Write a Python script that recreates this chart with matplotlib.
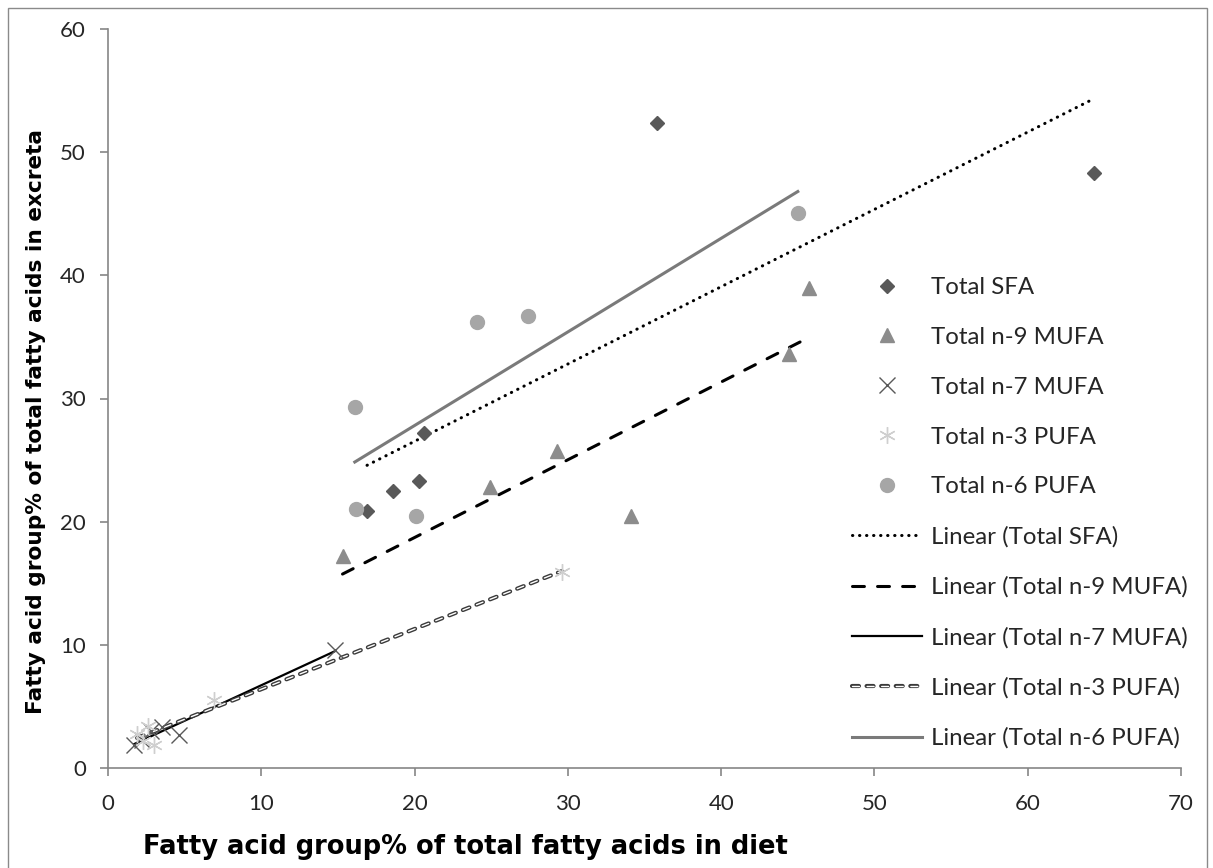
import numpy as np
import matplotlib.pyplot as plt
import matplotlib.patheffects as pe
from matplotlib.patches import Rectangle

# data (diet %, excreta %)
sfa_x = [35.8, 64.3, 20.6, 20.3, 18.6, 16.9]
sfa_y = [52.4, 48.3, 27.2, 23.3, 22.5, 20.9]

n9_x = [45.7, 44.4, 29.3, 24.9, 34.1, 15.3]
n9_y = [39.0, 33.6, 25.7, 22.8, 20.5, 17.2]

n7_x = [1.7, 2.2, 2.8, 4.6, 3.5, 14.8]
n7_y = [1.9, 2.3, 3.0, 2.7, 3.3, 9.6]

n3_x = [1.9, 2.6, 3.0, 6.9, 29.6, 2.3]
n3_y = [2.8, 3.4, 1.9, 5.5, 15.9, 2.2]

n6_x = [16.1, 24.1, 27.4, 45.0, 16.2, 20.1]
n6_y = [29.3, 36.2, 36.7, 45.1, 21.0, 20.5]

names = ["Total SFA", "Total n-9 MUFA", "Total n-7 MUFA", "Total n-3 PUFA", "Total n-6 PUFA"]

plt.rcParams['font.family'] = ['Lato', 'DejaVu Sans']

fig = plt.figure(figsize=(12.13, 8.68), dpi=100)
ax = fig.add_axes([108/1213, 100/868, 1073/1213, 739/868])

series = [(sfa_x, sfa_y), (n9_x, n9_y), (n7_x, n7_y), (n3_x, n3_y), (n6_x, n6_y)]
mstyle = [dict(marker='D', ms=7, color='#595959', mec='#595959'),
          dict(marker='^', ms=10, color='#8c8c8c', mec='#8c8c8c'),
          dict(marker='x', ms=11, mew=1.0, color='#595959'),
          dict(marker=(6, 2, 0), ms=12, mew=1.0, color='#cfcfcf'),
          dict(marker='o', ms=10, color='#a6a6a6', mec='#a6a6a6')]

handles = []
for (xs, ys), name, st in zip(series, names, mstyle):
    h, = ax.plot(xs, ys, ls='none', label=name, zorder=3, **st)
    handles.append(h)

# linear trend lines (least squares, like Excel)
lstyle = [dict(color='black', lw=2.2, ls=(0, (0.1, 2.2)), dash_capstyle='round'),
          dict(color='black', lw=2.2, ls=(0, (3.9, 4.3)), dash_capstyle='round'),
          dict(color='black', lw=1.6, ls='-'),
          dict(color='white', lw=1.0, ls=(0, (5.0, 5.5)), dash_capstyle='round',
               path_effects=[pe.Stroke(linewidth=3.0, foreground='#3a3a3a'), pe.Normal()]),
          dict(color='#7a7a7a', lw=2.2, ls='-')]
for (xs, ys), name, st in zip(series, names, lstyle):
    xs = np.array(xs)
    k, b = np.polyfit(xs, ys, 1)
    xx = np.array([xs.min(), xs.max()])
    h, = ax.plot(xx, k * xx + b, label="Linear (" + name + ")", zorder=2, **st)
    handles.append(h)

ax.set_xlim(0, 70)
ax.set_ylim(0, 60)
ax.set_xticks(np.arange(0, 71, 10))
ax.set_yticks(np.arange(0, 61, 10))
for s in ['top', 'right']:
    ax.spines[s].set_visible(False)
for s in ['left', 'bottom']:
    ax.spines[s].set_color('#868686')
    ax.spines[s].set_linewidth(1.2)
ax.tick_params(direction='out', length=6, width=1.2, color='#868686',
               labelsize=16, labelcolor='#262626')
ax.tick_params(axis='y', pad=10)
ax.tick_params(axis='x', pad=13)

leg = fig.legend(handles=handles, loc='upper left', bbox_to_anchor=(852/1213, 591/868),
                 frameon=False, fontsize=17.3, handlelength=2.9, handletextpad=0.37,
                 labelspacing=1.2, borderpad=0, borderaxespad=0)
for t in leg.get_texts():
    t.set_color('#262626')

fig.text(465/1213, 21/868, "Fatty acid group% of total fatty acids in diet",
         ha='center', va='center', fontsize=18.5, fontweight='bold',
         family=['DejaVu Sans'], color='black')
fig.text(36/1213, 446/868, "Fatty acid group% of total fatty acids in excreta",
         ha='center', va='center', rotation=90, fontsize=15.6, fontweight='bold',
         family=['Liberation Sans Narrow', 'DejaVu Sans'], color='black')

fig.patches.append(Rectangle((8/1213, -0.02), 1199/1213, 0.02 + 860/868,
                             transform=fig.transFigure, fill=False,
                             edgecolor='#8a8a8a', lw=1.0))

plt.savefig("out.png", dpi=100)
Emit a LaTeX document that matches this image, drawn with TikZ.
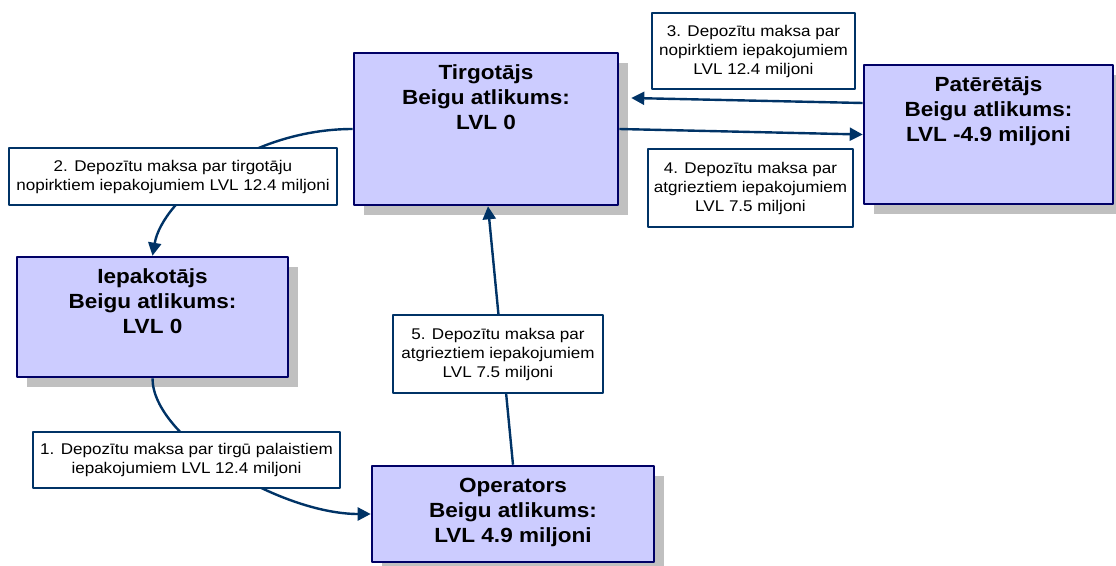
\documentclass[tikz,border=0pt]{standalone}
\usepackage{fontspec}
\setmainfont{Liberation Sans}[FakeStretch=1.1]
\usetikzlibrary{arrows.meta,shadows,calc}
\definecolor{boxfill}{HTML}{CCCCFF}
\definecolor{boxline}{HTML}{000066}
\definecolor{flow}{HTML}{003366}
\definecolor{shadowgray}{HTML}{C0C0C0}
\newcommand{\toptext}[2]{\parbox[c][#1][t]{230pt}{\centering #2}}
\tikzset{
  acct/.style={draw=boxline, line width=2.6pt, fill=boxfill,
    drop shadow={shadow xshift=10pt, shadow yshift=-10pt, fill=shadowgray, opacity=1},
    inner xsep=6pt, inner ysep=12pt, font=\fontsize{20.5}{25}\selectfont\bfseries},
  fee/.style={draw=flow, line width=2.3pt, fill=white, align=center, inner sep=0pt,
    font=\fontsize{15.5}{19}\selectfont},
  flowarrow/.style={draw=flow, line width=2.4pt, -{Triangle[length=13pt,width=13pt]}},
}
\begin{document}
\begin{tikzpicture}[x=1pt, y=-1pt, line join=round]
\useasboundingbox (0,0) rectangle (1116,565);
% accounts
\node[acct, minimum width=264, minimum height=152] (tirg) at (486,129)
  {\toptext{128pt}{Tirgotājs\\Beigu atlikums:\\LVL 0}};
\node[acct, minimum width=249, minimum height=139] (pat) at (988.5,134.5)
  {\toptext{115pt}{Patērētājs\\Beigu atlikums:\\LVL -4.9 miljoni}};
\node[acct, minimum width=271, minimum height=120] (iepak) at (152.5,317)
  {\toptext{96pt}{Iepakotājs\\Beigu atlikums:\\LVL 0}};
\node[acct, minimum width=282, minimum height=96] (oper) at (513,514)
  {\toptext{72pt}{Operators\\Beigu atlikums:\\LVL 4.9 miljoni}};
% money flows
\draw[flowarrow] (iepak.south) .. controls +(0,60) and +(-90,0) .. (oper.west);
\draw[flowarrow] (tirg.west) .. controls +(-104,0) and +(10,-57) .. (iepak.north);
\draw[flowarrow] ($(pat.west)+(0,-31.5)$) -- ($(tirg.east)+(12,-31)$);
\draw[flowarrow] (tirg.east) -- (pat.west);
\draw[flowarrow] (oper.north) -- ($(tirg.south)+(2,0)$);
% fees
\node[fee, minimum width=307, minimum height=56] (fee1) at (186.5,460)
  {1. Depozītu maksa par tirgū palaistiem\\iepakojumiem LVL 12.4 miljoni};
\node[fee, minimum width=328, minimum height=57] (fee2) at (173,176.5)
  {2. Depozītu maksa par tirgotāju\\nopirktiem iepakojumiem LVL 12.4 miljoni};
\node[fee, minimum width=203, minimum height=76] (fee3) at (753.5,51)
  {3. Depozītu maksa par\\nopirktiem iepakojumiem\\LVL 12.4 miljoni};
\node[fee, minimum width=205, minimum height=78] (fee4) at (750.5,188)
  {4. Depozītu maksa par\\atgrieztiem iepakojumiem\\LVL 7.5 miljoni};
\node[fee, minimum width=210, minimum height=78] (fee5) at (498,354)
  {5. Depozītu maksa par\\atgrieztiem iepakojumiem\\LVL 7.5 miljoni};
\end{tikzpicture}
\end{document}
━━━
- [TASK DIRECTIONS]:
Transcribe the whole listing exactly. Pictures are excluded.

- [EXERCISE ANSWER]:
Write a Python script that recreates this chart with matplotlib.
import numpy as np
import matplotlib.pyplot as plt
import matplotlib.patheffects as pe
from matplotlib.patches import Rectangle

# data (diet %, excreta %)
sfa_x = [35.8, 64.3, 20.6, 20.3, 18.6, 16.9]
sfa_y = [52.4, 48.3, 27.2, 23.3, 22.5, 20.9]

n9_x = [45.7, 44.4, 29.3, 24.9, 34.1, 15.3]
n9_y = [39.0, 33.6, 25.7, 22.8, 20.5, 17.2]

n7_x = [1.7, 2.2, 2.8, 4.6, 3.5, 14.8]
n7_y = [1.9, 2.3, 3.0, 2.7, 3.3, 9.6]

n3_x = [1.9, 2.6, 3.0, 6.9, 29.6, 2.3]
n3_y = [2.8, 3.4, 1.9, 5.5, 15.9, 2.2]

n6_x = [16.1, 24.1, 27.4, 45.0, 16.2, 20.1]
n6_y = [29.3, 36.2, 36.7, 45.1, 21.0, 20.5]

names = ["Total SFA", "Total n-9 MUFA", "Total n-7 MUFA", "Total n-3 PUFA", "Total n-6 PUFA"]

plt.rcParams['font.family'] = ['Lato', 'DejaVu Sans']

fig = plt.figure(figsize=(12.13, 8.68), dpi=100)
ax = fig.add_axes([108/1213, 100/868, 1073/1213, 739/868])

series = [(sfa_x, sfa_y), (n9_x, n9_y), (n7_x, n7_y), (n3_x, n3_y), (n6_x, n6_y)]
mstyle = [dict(marker='D', ms=7, color='#595959', mec='#595959'),
          dict(marker='^', ms=10, color='#8c8c8c', mec='#8c8c8c'),
          dict(marker='x', ms=11, mew=1.0, color='#595959'),
          dict(marker=(6, 2, 0), ms=12, mew=1.0, color='#cfcfcf'),
          dict(marker='o', ms=10, color='#a6a6a6', mec='#a6a6a6')]

handles = []
for (xs, ys), name, st in zip(series, names, mstyle):
    h, = ax.plot(xs, ys, ls='none', label=name, zorder=3, **st)
    handles.append(h)

# linear trend lines (least squares, like Excel)
lstyle = [dict(color='black', lw=2.2, ls=(0, (0.1, 2.2)), dash_capstyle='round'),
          dict(color='black', lw=2.2, ls=(0, (3.9, 4.3)), dash_capstyle='round'),
          dict(color='black', lw=1.6, ls='-'),
          dict(color='white', lw=1.0, ls=(0, (5.0, 5.5)), dash_capstyle='round',
               path_effects=[pe.Stroke(linewidth=3.0, foreground='#3a3a3a'), pe.Normal()]),
          dict(color='#7a7a7a', lw=2.2, ls='-')]
for (xs, ys), name, st in zip(series, names, lstyle):
    xs = np.array(xs)
    k, b = np.polyfit(xs, ys, 1)
    xx = np.array([xs.min(), xs.max()])
    h, = ax.plot(xx, k * xx + b, label="Linear (" + name + ")", zorder=2, **st)
    handles.append(h)

ax.set_xlim(0, 70)
ax.set_ylim(0, 60)
ax.set_xticks(np.arange(0, 71, 10))
ax.set_yticks(np.arange(0, 61, 10))
for s in ['top', 'right']:
    ax.spines[s].set_visible(False)
for s in ['left', 'bottom']:
    ax.spines[s].set_color('#868686')
    ax.spines[s].set_linewidth(1.2)
ax.tick_params(direction='out', length=6, width=1.2, color='#868686',
               labelsize=16, labelcolor='#262626')
ax.tick_params(axis='y', pad=10)
ax.tick_params(axis='x', pad=13)

leg = fig.legend(handles=handles, loc='upper left', bbox_to_anchor=(852/1213, 591/868),
                 frameon=False, fontsize=17.3, handlelength=2.9, handletextpad=0.37,
                 labelspacing=1.2, borderpad=0, borderaxespad=0)
for t in leg.get_texts():
    t.set_color('#262626')

fig.text(465/1213, 21/868, "Fatty acid group% of total fatty acids in diet",
         ha='center', va='center', fontsize=18.5, fontweight='bold',
         family=['DejaVu Sans'], color='black')
fig.text(36/1213, 446/868, "Fatty acid group% of total fatty acids in excreta",
         ha='center', va='center', rotation=90, fontsize=15.6, fontweight='bold',
         family=['Liberation Sans Narrow', 'DejaVu Sans'], color='black')

fig.patches.append(Rectangle((8/1213, -0.02), 1199/1213, 0.02 + 860/868,
                             transform=fig.transFigure, fill=False,
                             edgecolor='#8a8a8a', lw=1.0))

plt.savefig("out.png", dpi=100)
Emit a LaTeX document that matches this image, drawn with TikZ.
\documentclass[tikz,border=0pt]{standalone}
\usepackage{fontspec}
\setmainfont{Liberation Sans}[FakeStretch=1.1]
\usetikzlibrary{arrows.meta,shadows,calc}
\definecolor{boxfill}{HTML}{CCCCFF}
\definecolor{boxline}{HTML}{000066}
\definecolor{flow}{HTML}{003366}
\definecolor{shadowgray}{HTML}{C0C0C0}
\newcommand{\toptext}[2]{\parbox[c][#1][t]{230pt}{\centering #2}}
\tikzset{
  acct/.style={draw=boxline, line width=2.6pt, fill=boxfill,
    drop shadow={shadow xshift=10pt, shadow yshift=-10pt, fill=shadowgray, opacity=1},
    inner xsep=6pt, inner ysep=12pt, font=\fontsize{20.5}{25}\selectfont\bfseries},
  fee/.style={draw=flow, line width=2.3pt, fill=white, align=center, inner sep=0pt,
    font=\fontsize{15.5}{19}\selectfont},
  flowarrow/.style={draw=flow, line width=2.4pt, -{Triangle[length=13pt,width=13pt]}},
}
\begin{document}
\begin{tikzpicture}[x=1pt, y=-1pt, line join=round]
\useasboundingbox (0,0) rectangle (1116,565);
% accounts
\node[acct, minimum width=264, minimum height=152] (tirg) at (486,129)
  {\toptext{128pt}{Tirgotājs\\Beigu atlikums:\\LVL 0}};
\node[acct, minimum width=249, minimum height=139] (pat) at (988.5,134.5)
  {\toptext{115pt}{Patērētājs\\Beigu atlikums:\\LVL -4.9 miljoni}};
\node[acct, minimum width=271, minimum height=120] (iepak) at (152.5,317)
  {\toptext{96pt}{Iepakotājs\\Beigu atlikums:\\LVL 0}};
\node[acct, minimum width=282, minimum height=96] (oper) at (513,514)
  {\toptext{72pt}{Operators\\Beigu atlikums:\\LVL 4.9 miljoni}};
% money flows
\draw[flowarrow] (iepak.south) .. controls +(0,60) and +(-90,0) .. (oper.west);
\draw[flowarrow] (tirg.west) .. controls +(-104,0) and +(10,-57) .. (iepak.north);
\draw[flowarrow] ($(pat.west)+(0,-31.5)$) -- ($(tirg.east)+(12,-31)$);
\draw[flowarrow] (tirg.east) -- (pat.west);
\draw[flowarrow] (oper.north) -- ($(tirg.south)+(2,0)$);
% fees
\node[fee, minimum width=307, minimum height=56] (fee1) at (186.5,460)
  {1. Depozītu maksa par tirgū palaistiem\\iepakojumiem LVL 12.4 miljoni};
\node[fee, minimum width=328, minimum height=57] (fee2) at (173,176.5)
  {2. Depozītu maksa par tirgotāju\\nopirktiem iepakojumiem LVL 12.4 miljoni};
\node[fee, minimum width=203, minimum height=76] (fee3) at (753.5,51)
  {3. Depozītu maksa par\\nopirktiem iepakojumiem\\LVL 12.4 miljoni};
\node[fee, minimum width=205, minimum height=78] (fee4) at (750.5,188)
  {4. Depozītu maksa par\\atgrieztiem iepakojumiem\\LVL 7.5 miljoni};
\node[fee, minimum width=210, minimum height=78] (fee5) at (498,354)
  {5. Depozītu maksa par\\atgrieztiem iepakojumiem\\LVL 7.5 miljoni};
\end{tikzpicture}
\end{document}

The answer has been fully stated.